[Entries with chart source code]
= = = = = = =

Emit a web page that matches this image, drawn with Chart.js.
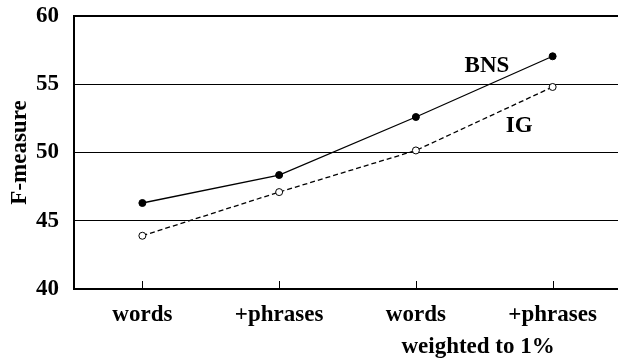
<!DOCTYPE html>
<html>
<head>
<meta charset="utf-8">
<script src="https://cdn.jsdelivr.net/npm/chart.js@4"></script>
<style>
  html, body { margin: 0; padding: 0; background: #fff; overflow: hidden; }
  #wrap { width: 626px; height: 360px; }
</style>
</head>
<body>
<div id="wrap"><canvas id="c" width="626" height="360"></canvas></div>
<script>
const categories = ['words', '+phrases', 'words', '+phrases'];
const bnsValues = [46.3, 48.35, 52.6, 57.05];
const igValues = [43.9, 47.1, 50.15, 54.8];
const yTicks = [40, 45, 50, 55, 60];
const groupLabel = 'weighted to 1%';

const FONT = '"Liberation Serif", "DejaVu Serif", serif';

// Small upward ticks on the category axis, series names and the group caption
const decorations = {
  id: 'decorations',
  afterDraw(chart) {
    const { ctx, chartArea, scales } = chart;
    const x = scales.x, y = scales.y;
    ctx.save();
    ctx.strokeStyle = '#000';
    ctx.lineWidth = 1;
    categories.forEach((_, i) => {
      const px = Math.round(x.getPixelForValue(i)) + 0.5;
      ctx.beginPath();
      ctx.moveTo(px, chartArea.bottom);
      ctx.lineTo(px, chartArea.bottom - 8);
      ctx.stroke();
    });
    ctx.fillStyle = '#000';
    ctx.font = 'bold 23px ' + FONT;
    ctx.textAlign = 'center';
    ctx.textBaseline = 'middle';
    const p2 = x.getPixelForValue(2), p3 = x.getPixelForValue(3);
    ctx.fillText('BNS', p2 + (p3 - p2) * 0.52, y.getPixelForValue(56.35));
    ctx.fillText('IG', p2 + (p3 - p2) * 0.755, y.getPixelForValue(51.95));
    ctx.fillText(groupLabel, p2 + (p3 - p2) * 0.455, 347);
    ctx.restore();
  }
};

new Chart(document.getElementById('c'), {
  type: 'line',
  data: {
    labels: categories,
    datasets: [
      {
        label: 'BNS',
        data: bnsValues,
        borderColor: '#000',
        borderWidth: 1.3,
        pointRadius: 3.5,
        pointBackgroundColor: '#000',
        pointBorderColor: '#000',
        pointBorderWidth: 1,
        tension: 0
      },
      {
        label: 'IG',
        data: igValues,
        borderColor: '#000',
        borderWidth: 1.3,
        borderDash: [5, 3],
        pointRadius: 3.5,
        pointBackgroundColor: '#fff',
        pointBorderColor: '#000',
        pointBorderWidth: 1,
        tension: 0
      }
    ]
  },
  options: {
    responsive: false,
    animation: false,
    layout: { padding: { top: 16, right: 0, left: 0, bottom: 0 } },
    plugins: { legend: { display: false }, tooltip: { enabled: false } },
    scales: {
      x: {
        type: 'category',
        offset: true,
        grid: { display: false, drawTicks: false },
        border: { display: true, color: '#000', width: 2 },
        ticks: {
          color: '#000',
          padding: 12,
          maxRotation: 0,
          autoSkip: false,
          font: { family: FONT, size: 23, weight: 'bold' }
        },
        afterFit(scale) { scale.height = 71; }
      },
      y: {
        min: 40,
        max: 60,
        afterBuildTicks(scale) { scale.ticks = yTicks.map(v => ({ value: v })); },
        grid: {
          color: '#000',
          lineWidth: (c) => (c.tick && c.tick.value === 60 ? 2 : 1),
          drawTicks: false
        },
        border: { display: true, color: '#000', width: 2 },
        ticks: {
          color: '#000',
          padding: 15,
          font: { family: FONT, size: 23, weight: 'bold' }
        },
        title: {
          display: true,
          text: 'F-measure',
          color: '#000',
          padding: { top: 6, bottom: 0 },
          font: { family: FONT, size: 23, weight: 'bold' }
        },
        afterFit(scale) {
          scale.width = 74;
          scale.paddingTop = 0;
          scale.paddingBottom = 0;
        }
      }
    }
  },
  plugins: [decorations]
});
</script>
</body>
</html>
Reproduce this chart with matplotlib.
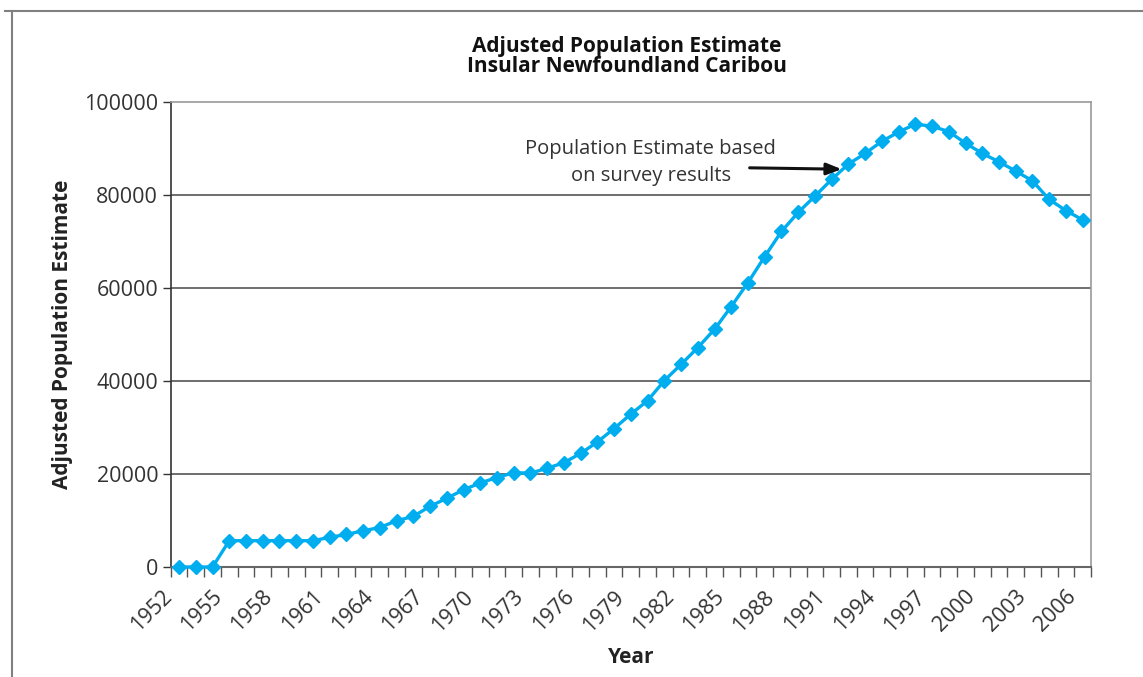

= = = = = = =

Reproduce the material above in full and without alteration, but skip all pictures.

**Expected output**.
Emit a web page that matches this image, drawn with Chart.js.
<!DOCTYPE html>
<html>
<head>
<meta charset="utf-8">
<script src="https://cdn.jsdelivr.net/npm/chart.js@4"></script>
<style>
  html, body { margin: 0; padding: 0; background: #fff; overflow: hidden; }
  #wrap { width: 626px; height: 360px; }
</style>
</head>
<body>
<div id="wrap"><canvas id="c" width="626" height="360"></canvas></div>
<script>
const categories = ['words', '+phrases', 'words', '+phrases'];
const bnsValues = [46.3, 48.35, 52.6, 57.05];
const igValues = [43.9, 47.1, 50.15, 54.8];
const yTicks = [40, 45, 50, 55, 60];
const groupLabel = 'weighted to 1%';

const FONT = '"Liberation Serif", "DejaVu Serif", serif';

// Small upward ticks on the category axis, series names and the group caption
const decorations = {
  id: 'decorations',
  afterDraw(chart) {
    const { ctx, chartArea, scales } = chart;
    const x = scales.x, y = scales.y;
    ctx.save();
    ctx.strokeStyle = '#000';
    ctx.lineWidth = 1;
    categories.forEach((_, i) => {
      const px = Math.round(x.getPixelForValue(i)) + 0.5;
      ctx.beginPath();
      ctx.moveTo(px, chartArea.bottom);
      ctx.lineTo(px, chartArea.bottom - 8);
      ctx.stroke();
    });
    ctx.fillStyle = '#000';
    ctx.font = 'bold 23px ' + FONT;
    ctx.textAlign = 'center';
    ctx.textBaseline = 'middle';
    const p2 = x.getPixelForValue(2), p3 = x.getPixelForValue(3);
    ctx.fillText('BNS', p2 + (p3 - p2) * 0.52, y.getPixelForValue(56.35));
    ctx.fillText('IG', p2 + (p3 - p2) * 0.755, y.getPixelForValue(51.95));
    ctx.fillText(groupLabel, p2 + (p3 - p2) * 0.455, 347);
    ctx.restore();
  }
};

new Chart(document.getElementById('c'), {
  type: 'line',
  data: {
    labels: categories,
    datasets: [
      {
        label: 'BNS',
        data: bnsValues,
        borderColor: '#000',
        borderWidth: 1.3,
        pointRadius: 3.5,
        pointBackgroundColor: '#000',
        pointBorderColor: '#000',
        pointBorderWidth: 1,
        tension: 0
      },
      {
        label: 'IG',
        data: igValues,
        borderColor: '#000',
        borderWidth: 1.3,
        borderDash: [5, 3],
        pointRadius: 3.5,
        pointBackgroundColor: '#fff',
        pointBorderColor: '#000',
        pointBorderWidth: 1,
        tension: 0
      }
    ]
  },
  options: {
    responsive: false,
    animation: false,
    layout: { padding: { top: 16, right: 0, left: 0, bottom: 0 } },
    plugins: { legend: { display: false }, tooltip: { enabled: false } },
    scales: {
      x: {
        type: 'category',
        offset: true,
        grid: { display: false, drawTicks: false },
        border: { display: true, color: '#000', width: 2 },
        ticks: {
          color: '#000',
          padding: 12,
          maxRotation: 0,
          autoSkip: false,
          font: { family: FONT, size: 23, weight: 'bold' }
        },
        afterFit(scale) { scale.height = 71; }
      },
      y: {
        min: 40,
        max: 60,
        afterBuildTicks(scale) { scale.ticks = yTicks.map(v => ({ value: v })); },
        grid: {
          color: '#000',
          lineWidth: (c) => (c.tick && c.tick.value === 60 ? 2 : 1),
          drawTicks: false
        },
        border: { display: true, color: '#000', width: 2 },
        ticks: {
          color: '#000',
          padding: 15,
          font: { family: FONT, size: 23, weight: 'bold' }
        },
        title: {
          display: true,
          text: 'F-measure',
          color: '#000',
          padding: { top: 6, bottom: 0 },
          font: { family: FONT, size: 23, weight: 'bold' }
        },
        afterFit(scale) {
          scale.width = 74;
          scale.paddingTop = 0;
          scale.paddingBottom = 0;
        }
      }
    }
  },
  plugins: [decorations]
});
</script>
</body>
</html>
Reproduce this chart with matplotlib.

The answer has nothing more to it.